# Exercise aim
Write out the listing below exactly, and omit any images you find in it.

----- Available data -----

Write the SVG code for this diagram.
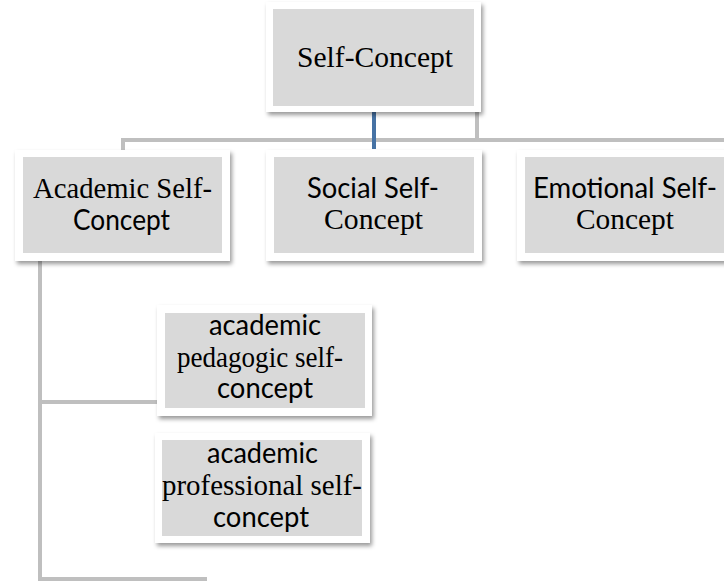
<svg xmlns="http://www.w3.org/2000/svg" width="724" height="582" viewBox="0 0 724 582">
<style>
.outer{fill:#ffffff;filter:url(#sh)}
.inner{fill:#d9d9d9}
.serif{font-family:"Liberation Serif","Times New Roman",serif;font-size:29px;fill:#000000}
.sans{font-family:Lato,"Noto Sans","Liberation Sans",sans-serif;font-size:28px;fill:#000000}
.ln{stroke:#bfbfbf;stroke-width:4;fill:none}
</style>
<defs>
<filter id="sh" x="-10%" y="-10%" width="125%" height="130%">
<feDropShadow dx="2" dy="3" stdDeviation="2" flood-color="#000000" flood-opacity="0.4"/>
</filter>
</defs>
<g id="connectors">
<line class="ln" x1="121" y1="140" x2="724" y2="140"/>
<line class="ln" x1="123" y1="138" x2="123" y2="152"/>
<line class="ln" x1="477" y1="110" x2="477" y2="142"/>
<line x1="374" y1="110" x2="374" y2="149" stroke="#4672a4" stroke-width="4"/>
<line class="ln" x1="40" y1="258" x2="40" y2="581"/>
<line class="ln" x1="38" y1="402" x2="160" y2="402"/>
<line class="ln" x1="38" y1="579" x2="207" y2="579"/>
</g>
<g id="self-concept">
<rect class="outer" x="266" y="2" width="215" height="110"/>
<rect class="inner" x="273" y="9" width="201" height="97"/>
<text class="serif" x="297" y="67" textLength="156" lengthAdjust="spacingAndGlyphs">Self-Concept</text>
</g>
<g id="academic">
<rect class="outer" x="15" y="150" width="215" height="111"/>
<rect class="inner" x="23" y="157" width="199" height="96"/>
<text class="serif" x="33" y="198" textLength="179" lengthAdjust="spacingAndGlyphs">Academic Self-</text>
<text class="sans" x="73" y="230" textLength="97" lengthAdjust="spacingAndGlyphs">Concept</text>
</g>
<g id="social">
<rect class="outer" x="266" y="150" width="216" height="111"/>
<rect class="inner" x="274" y="157" width="200" height="96"/>
<text class="sans" x="307" y="198" textLength="132" lengthAdjust="spacingAndGlyphs">Social Self-</text>
<text class="serif" x="324" y="229" textLength="99" lengthAdjust="spacingAndGlyphs">Concept</text>
</g>
<g id="emotional">
<rect class="outer" x="517" y="150" width="216" height="111"/>
<rect class="inner" x="525" y="157" width="200" height="96"/>
<text class="sans" x="533" y="198" textLength="184" lengthAdjust="spacingAndGlyphs">Emotional Self-</text>
<text class="serif" x="576" y="229" textLength="98" lengthAdjust="spacingAndGlyphs">Concept</text>
</g>
<g id="pedagogic">
<rect class="outer" x="157" y="305" width="215" height="111"/>
<rect class="inner" x="165" y="313" width="200" height="95"/>
<text class="sans" x="209" y="335" textLength="112" lengthAdjust="spacingAndGlyphs">academic</text>
<text class="serif" x="177" y="367" textLength="166" lengthAdjust="spacingAndGlyphs">pedagogic self-</text>
<text class="sans" x="217" y="398" textLength="96" lengthAdjust="spacingAndGlyphs">concept</text>
</g>
<g id="professional">
<rect class="outer" x="155" y="433" width="215" height="110"/>
<rect class="inner" x="162" y="440" width="200" height="96"/>
<text class="sans" x="207" y="463" textLength="111" lengthAdjust="spacingAndGlyphs">academic</text>
<text class="serif" x="162" y="495" textLength="200" lengthAdjust="spacingAndGlyphs">professional self-</text>
<text class="sans" x="213" y="527" textLength="96" lengthAdjust="spacingAndGlyphs">concept</text>
</g>
</svg>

-----

# Task result
Write the SVG code for this diagram.
<svg xmlns="http://www.w3.org/2000/svg" width="724" height="582" viewBox="0 0 724 582">
<style>
.outer{fill:#ffffff;filter:url(#sh)}
.inner{fill:#d9d9d9}
.serif{font-family:"Liberation Serif","Times New Roman",serif;font-size:29px;fill:#000000}
.sans{font-family:Lato,"Noto Sans","Liberation Sans",sans-serif;font-size:28px;fill:#000000}
.ln{stroke:#bfbfbf;stroke-width:4;fill:none}
</style>
<defs>
<filter id="sh" x="-10%" y="-10%" width="125%" height="130%">
<feDropShadow dx="2" dy="3" stdDeviation="2" flood-color="#000000" flood-opacity="0.4"/>
</filter>
</defs>
<g id="connectors">
<line class="ln" x1="121" y1="140" x2="724" y2="140"/>
<line class="ln" x1="123" y1="138" x2="123" y2="152"/>
<line class="ln" x1="477" y1="110" x2="477" y2="142"/>
<line x1="374" y1="110" x2="374" y2="149" stroke="#4672a4" stroke-width="4"/>
<line class="ln" x1="40" y1="258" x2="40" y2="581"/>
<line class="ln" x1="38" y1="402" x2="160" y2="402"/>
<line class="ln" x1="38" y1="579" x2="207" y2="579"/>
</g>
<g id="self-concept">
<rect class="outer" x="266" y="2" width="215" height="110"/>
<rect class="inner" x="273" y="9" width="201" height="97"/>
<text class="serif" x="297" y="67" textLength="156" lengthAdjust="spacingAndGlyphs">Self-Concept</text>
</g>
<g id="academic">
<rect class="outer" x="15" y="150" width="215" height="111"/>
<rect class="inner" x="23" y="157" width="199" height="96"/>
<text class="serif" x="33" y="198" textLength="179" lengthAdjust="spacingAndGlyphs">Academic Self-</text>
<text class="sans" x="73" y="230" textLength="97" lengthAdjust="spacingAndGlyphs">Concept</text>
</g>
<g id="social">
<rect class="outer" x="266" y="150" width="216" height="111"/>
<rect class="inner" x="274" y="157" width="200" height="96"/>
<text class="sans" x="307" y="198" textLength="132" lengthAdjust="spacingAndGlyphs">Social Self-</text>
<text class="serif" x="324" y="229" textLength="99" lengthAdjust="spacingAndGlyphs">Concept</text>
</g>
<g id="emotional">
<rect class="outer" x="517" y="150" width="216" height="111"/>
<rect class="inner" x="525" y="157" width="200" height="96"/>
<text class="sans" x="533" y="198" textLength="184" lengthAdjust="spacingAndGlyphs">Emotional Self-</text>
<text class="serif" x="576" y="229" textLength="98" lengthAdjust="spacingAndGlyphs">Concept</text>
</g>
<g id="pedagogic">
<rect class="outer" x="157" y="305" width="215" height="111"/>
<rect class="inner" x="165" y="313" width="200" height="95"/>
<text class="sans" x="209" y="335" textLength="112" lengthAdjust="spacingAndGlyphs">academic</text>
<text class="serif" x="177" y="367" textLength="166" lengthAdjust="spacingAndGlyphs">pedagogic self-</text>
<text class="sans" x="217" y="398" textLength="96" lengthAdjust="spacingAndGlyphs">concept</text>
</g>
<g id="professional">
<rect class="outer" x="155" y="433" width="215" height="110"/>
<rect class="inner" x="162" y="440" width="200" height="96"/>
<text class="sans" x="207" y="463" textLength="111" lengthAdjust="spacingAndGlyphs">academic</text>
<text class="serif" x="162" y="495" textLength="200" lengthAdjust="spacingAndGlyphs">professional self-</text>
<text class="sans" x="213" y="527" textLength="96" lengthAdjust="spacingAndGlyphs">concept</text>
</g>
</svg>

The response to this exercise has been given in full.